» **Short problem**: Leaving out the pictures, retype the lines from the beginning of the listing through the line containing "(turn2) at (2403,543);".

» **Information supplied**:
[start]

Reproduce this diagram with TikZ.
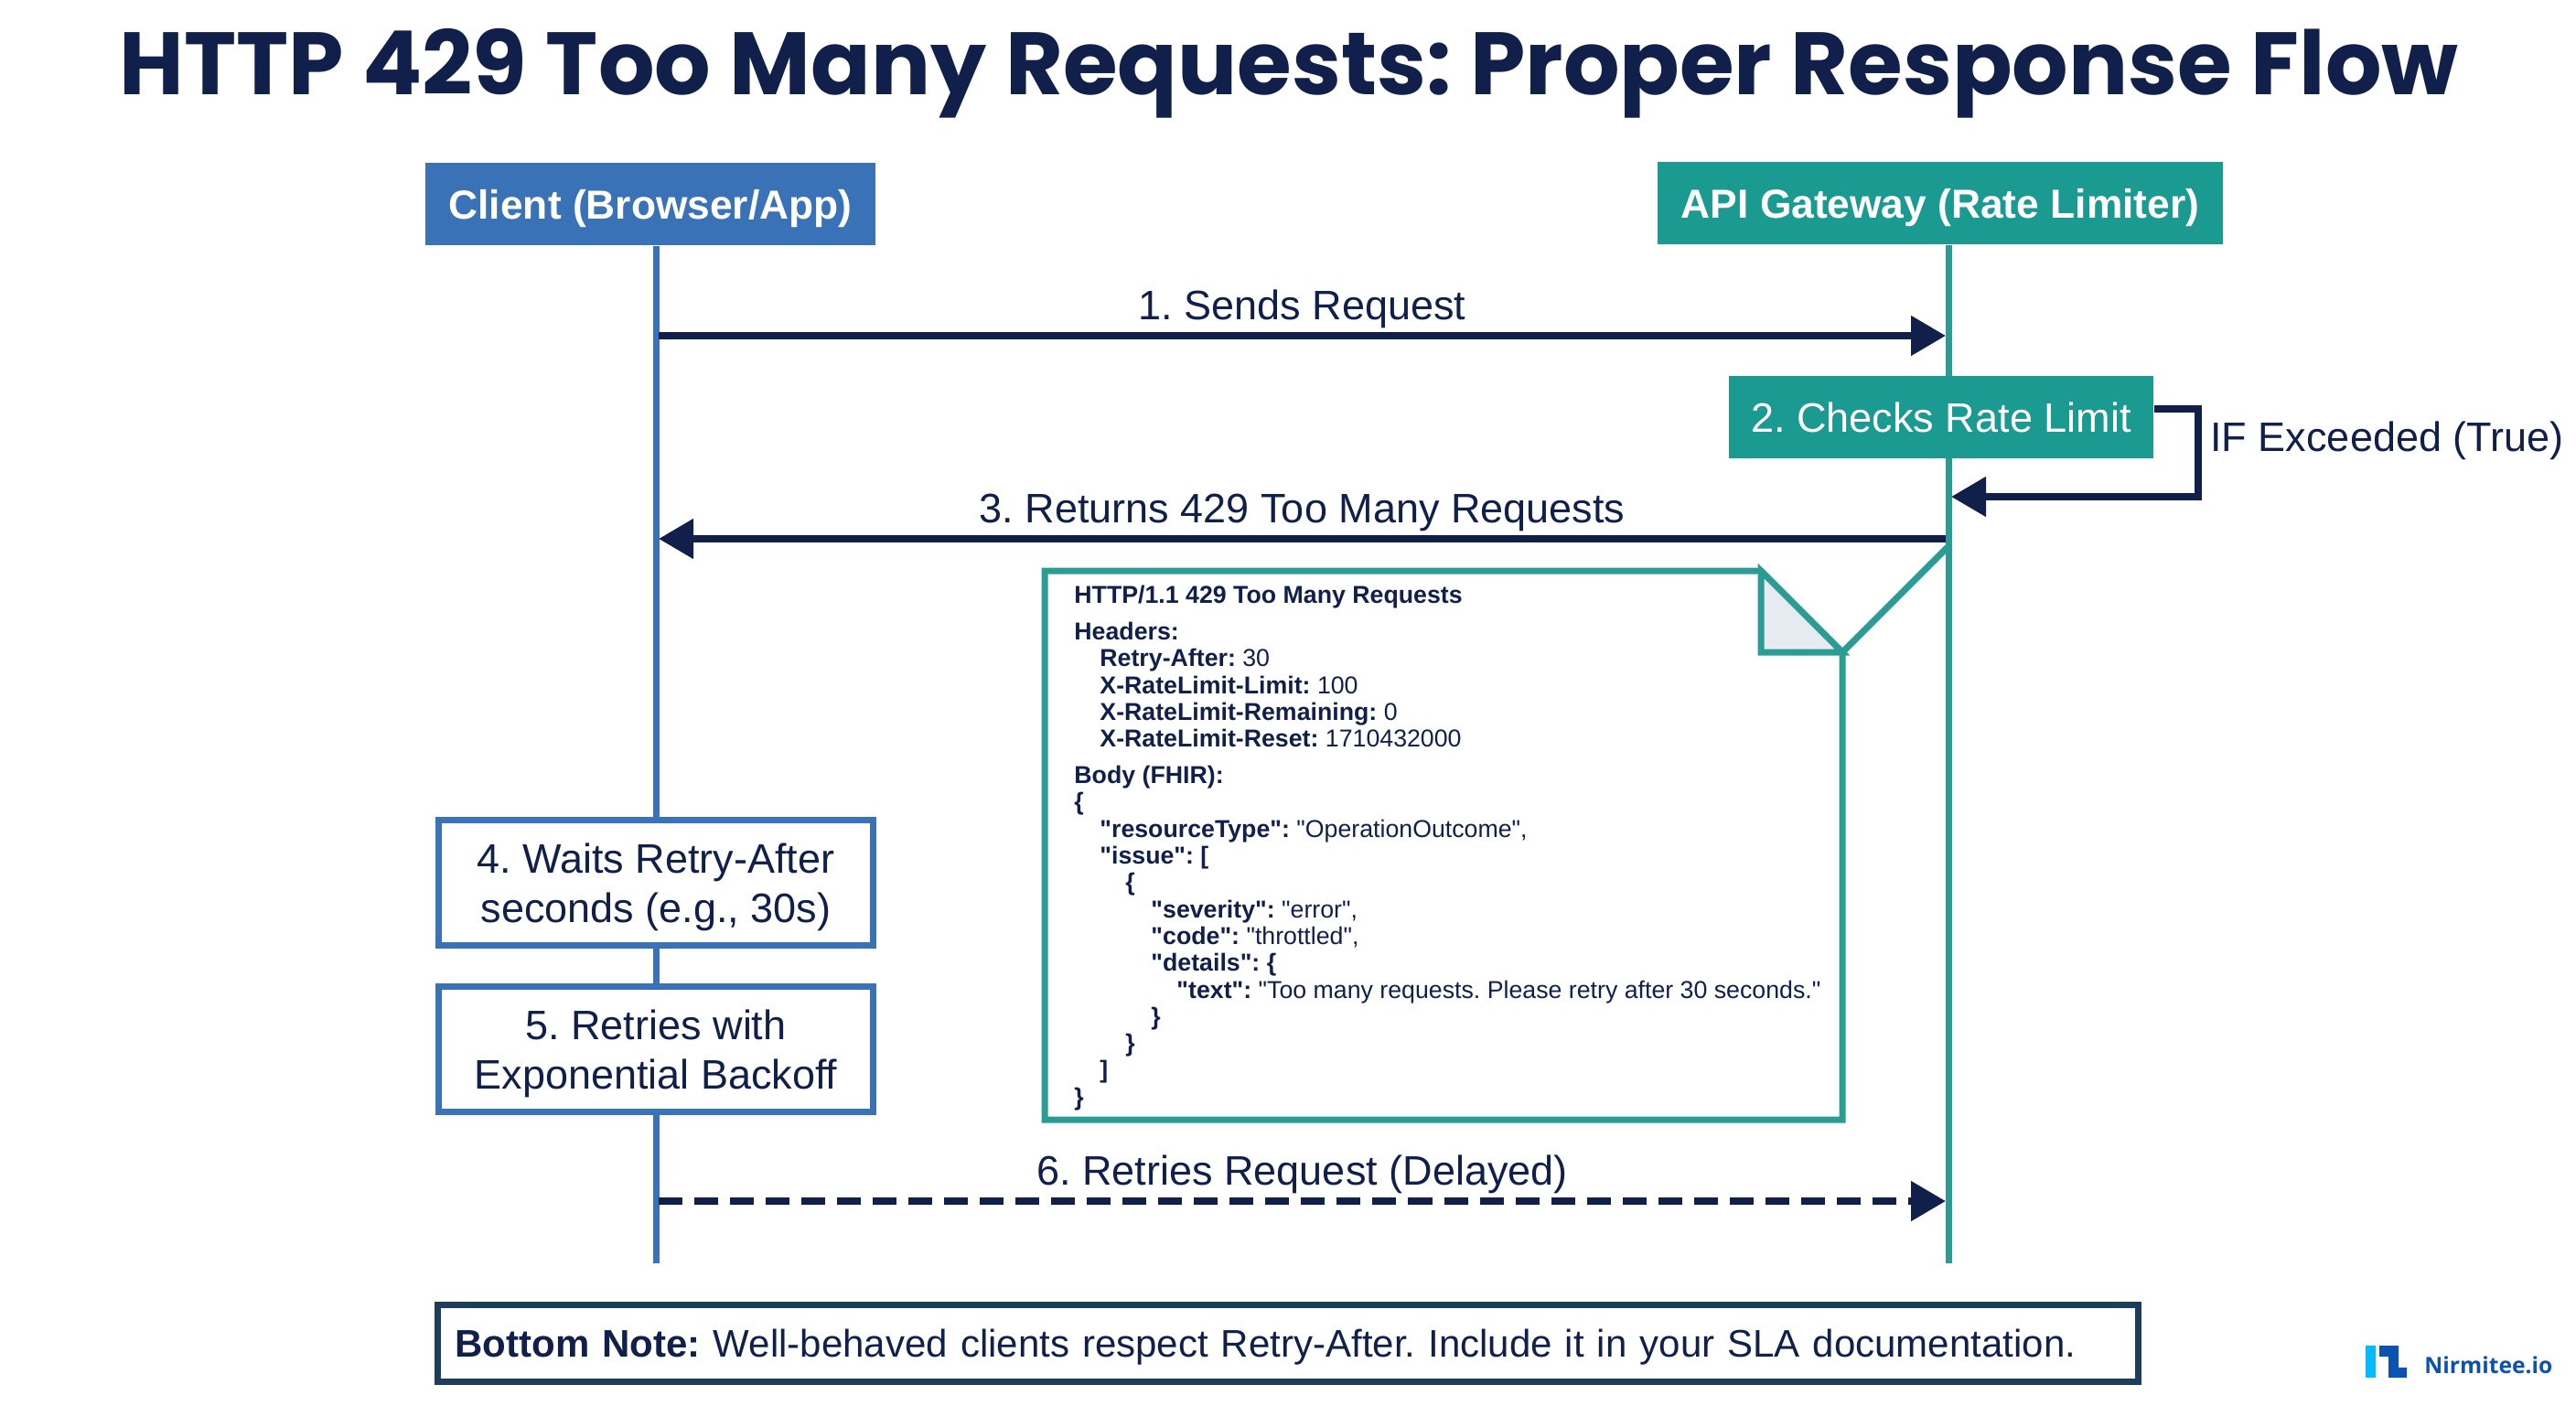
\documentclass[tikz,border=0pt]{standalone}
\usepackage{fontspec}
\setmainfont{Liberation Sans}
\newfontfamily\titlefont{Poppins}
\newfontfamily\logofont{Open Sans}
\newfontfamily\notefont{Liberation Sans}
\usetikzlibrary{arrows.meta}
\AtBeginDocument{\frenchspacing}
\definecolor{navy}{HTML}{10204A}
\definecolor{clientblue}{HTML}{3A72B8}
\definecolor{gatewayteal}{HTML}{1A9A90}
\definecolor{noteteal}{HTML}{2A9C93}
\definecolor{foldgrey}{HTML}{E6EBF2}
\definecolor{bottomline}{HTML}{1D3D5C}
\definecolor{logocyan}{HTML}{05BBFD}
\definecolor{logoblue}{HTML}{0B52B2}

\begin{document}
\begin{tikzpicture}[x=0.01cm, y=-0.01cm, thick,
                    head node/.style={draw=none,text=white,inner sep=0pt,minimum height=0.9cm,text height=12pt,text depth=2.7pt,font=\fontsize{12.6}{16}\selectfont\bfseries},
                    step node/.style={draw=clientblue,line width=0.07cm,fill=white,text=navy,inner sep=0pt,align=center,minimum width=4.74cm,minimum height=1.36cm,font=\fontsize{12.8}{15.4}\selectfont},
                    msg node/.style={text=navy,inner sep=0pt,font=\fontsize{12.8}{16}\selectfont},
                    msg/.style={draw=navy,line width=0.08cm,-{Triangle[length=0.38cm,width=0.42cm]}},
                    lifeline/.style={line width=0.07cm}]

  \useasboundingbox[fill=white] (0,0) rectangle (2816,1536);

  \node[inner sep=0pt, text=navy, font=\fontsize{27.5}{32}\titlefont\bfseries] (title) at (1409,80) {HTTP 429 Too Many Requests: Proper Response Flow};

  \node[head node, fill=clientblue, minimum width=4.92cm] (client) at (711,223) {Client (Browser/App)};
  \node[head node, fill=gatewayteal, minimum width=6.18cm] (gateway) at (2121,222) {API Gateway (Rate Limiter)};

  \coordinate (clientend) at (717,1381);
  \coordinate (gatewayend) at (2130,1381);
  \draw[lifeline, draw=clientblue] (client.south -| clientend) -- (clientend);
  \draw[lifeline, draw=noteteal] (gateway.south -| gatewayend) -- (gatewayend);

  \coordinate (c1) at (720,367);
  \coordinate (g1) at (2127,367);
  \coordinate (g2) at (2133,543);
  \coordinate (g3) at (2127,589);
  \coordinate (c3) at (720,589);
  \coordinate (c6) at (720,1313);
  \coordinate (g6) at (2127,1313);
  \coordinate (turn1) at (2403,447);
  \coordinate (turn2) at (2403,543);

  \node[head node, fill=gatewayteal, font=\fontsize{12.8}{16}\selectfont, text height=12pt, minimum width=4.63cm] (check) at (2122,456) {2. Checks Rate Limit};

  \draw[msg] (c1) -- node[msg node, midway, above=0.04cm] (send) {1. Sends Request} (g1);
  \draw[draw=navy, line width=0.08cm, -{Triangle[length=0.38cm,width=0.42cm]}] (check.east |- turn1) -- (turn1) -- (turn2) -- (g2);
  \node[msg node, anchor=west] (exceeded) at (2415,482) {IF Exceeded (True)};
  \draw[msg] (g3) -- node[msg node, midway, above=0.04cm] (back) {3. Returns 429 Too Many Requests} (c3);

  % response note
  \coordinate (tip) at (2014,713);
  \coordinate (gnote) at (2129,598);
  \coordinate (nw) at (1142,624);
  \coordinate (sw) at (1142,1224);
  \coordinate (se) at (2014,1224);
  \coordinate (ne) at (1925,624);
  \coordinate (fold) at (1925,713);
  \draw[draw=noteteal, line width=0.07cm, fill=white, line join=miter] (nw) -- (ne) -- (tip) -- (se) -- (sw) -- cycle;
  \draw[draw=noteteal, line width=0.07cm, fill=foldgrey] (ne) -- (fold) -- (tip) -- cycle;
  \draw[draw=noteteal, line width=0.07cm] (tip) -- (gnote);

  \node[inner sep=0pt, anchor=north west, align=left, text=navy, font=\fontsize{7.6}{8.33}\notefont] (response) at (1173,639) {%
    \textbf{HTTP/1.1 429 Too Many Requests}\\[3pt]
    \textbf{Headers:}\\
    \hspace*{0.28cm}\textbf{Retry-After:} 30\\
    \hspace*{0.28cm}\textbf{X-RateLimit-Limit:} 100\\
    \hspace*{0.28cm}\textbf{X-RateLimit-Remaining:} 0\\
    \hspace*{0.28cm}\textbf{X-RateLimit-Reset:} 1710432000\\[3pt]
    \textbf{Body (FHIR):}\\
    \textbf{\{}\\
    \hspace*{0.28cm}\textbf{"resourceType":} "OperationOutcome",\\
    \hspace*{0.28cm}\textbf{"issue":} \textbf{[}\\
    \hspace*{0.56cm}\textbf{\{}\\
    \hspace*{0.84cm}\textbf{"severity":} "error",\\
    \hspace*{0.84cm}\textbf{"code":} "throttled",\\
    \hspace*{0.84cm}\textbf{"details":} \textbf{\{}\\
    \hspace*{1.12cm}\textbf{"text":} "Too many requests. Please retry after 30 seconds."\\
    \hspace*{0.84cm}\textbf{\}}\\
    \hspace*{0.56cm}\textbf{\}}\\
    \hspace*{0.28cm}\textbf{]}\\
    \textbf{\}}};

  \node[step node] (wait) at (717,965) {\rule{0pt}{12pt}4. Waits Retry-After\\seconds (e.g., 30s)};
  \node[step node] (retry) at (717,1147) {\rule{0pt}{12pt}5. Retries with\\Exponential Backoff};

  \draw[msg, dash pattern=on 0.26cm off 0.13cm] (c6) -- node[msg node, midway, above=0.04cm] (again) {6. Retries Request (Delayed)} (g6);

  \node[draw=bottomline, line width=0.07cm, fill=white, text=navy, inner sep=0pt, minimum width=18.57cm, minimum height=0.84cm, text width=18.2cm, align=left, font=\fontsize{11.95}{16}\selectfont] (bottom) at (1408,1468) {\rule{0pt}{11.5pt}\textbf{Bottom Note:} Well-behaved clients respect Retry-After. Include it in your SLA documentation.};

  % logo
  \fill[logocyan] (2586,1471) rectangle (2597,1506);
  \fill[logoblue] (2601,1471) -- (2622,1471) -- (2622,1495) -- (2631,1495) -- (2631,1506) -- (2611,1506) -- (2611,1483) -- (2601,1483) -- cycle;
  \node[inner sep=0pt, anchor=west, text=logoblue, font=\fontsize{7}{9}\logofont\bfseries] (logo) at (2649,1492) {Nirmitee.io};

\end{tikzpicture}
\end{document}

[end]

» **Answer to the problem**:
Reproduce this diagram with TikZ.
\documentclass[tikz,border=0pt]{standalone}
\usepackage{fontspec}
\setmainfont{Liberation Sans}
\newfontfamily\titlefont{Poppins}
\newfontfamily\logofont{Open Sans}
\newfontfamily\notefont{Liberation Sans}
\usetikzlibrary{arrows.meta}
\AtBeginDocument{\frenchspacing}
\definecolor{navy}{HTML}{10204A}
\definecolor{clientblue}{HTML}{3A72B8}
\definecolor{gatewayteal}{HTML}{1A9A90}
\definecolor{noteteal}{HTML}{2A9C93}
\definecolor{foldgrey}{HTML}{E6EBF2}
\definecolor{bottomline}{HTML}{1D3D5C}
\definecolor{logocyan}{HTML}{05BBFD}
\definecolor{logoblue}{HTML}{0B52B2}

\begin{document}
\begin{tikzpicture}[x=0.01cm, y=-0.01cm, thick,
                    head node/.style={draw=none,text=white,inner sep=0pt,minimum height=0.9cm,text height=12pt,text depth=2.7pt,font=\fontsize{12.6}{16}\selectfont\bfseries},
                    step node/.style={draw=clientblue,line width=0.07cm,fill=white,text=navy,inner sep=0pt,align=center,minimum width=4.74cm,minimum height=1.36cm,font=\fontsize{12.8}{15.4}\selectfont},
                    msg node/.style={text=navy,inner sep=0pt,font=\fontsize{12.8}{16}\selectfont},
                    msg/.style={draw=navy,line width=0.08cm,-{Triangle[length=0.38cm,width=0.42cm]}},
                    lifeline/.style={line width=0.07cm}]

  \useasboundingbox[fill=white] (0,0) rectangle (2816,1536);

  \node[inner sep=0pt, text=navy, font=\fontsize{27.5}{32}\titlefont\bfseries] (title) at (1409,80) {HTTP 429 Too Many Requests: Proper Response Flow};

  \node[head node, fill=clientblue, minimum width=4.92cm] (client) at (711,223) {Client (Browser/App)};
  \node[head node, fill=gatewayteal, minimum width=6.18cm] (gateway) at (2121,222) {API Gateway (Rate Limiter)};

  \coordinate (clientend) at (717,1381);
  \coordinate (gatewayend) at (2130,1381);
  \draw[lifeline, draw=clientblue] (client.south -| clientend) -- (clientend);
  \draw[lifeline, draw=noteteal] (gateway.south -| gatewayend) -- (gatewayend);

  \coordinate (c1) at (720,367);
  \coordinate (g1) at (2127,367);
  \coordinate (g2) at (2133,543);
  \coordinate (g3) at (2127,589);
  \coordinate (c3) at (720,589);
  \coordinate (c6) at (720,1313);
  \coordinate (g6) at (2127,1313);
  \coordinate (turn1) at (2403,447);
  \coordinate (turn2) at (2403,543);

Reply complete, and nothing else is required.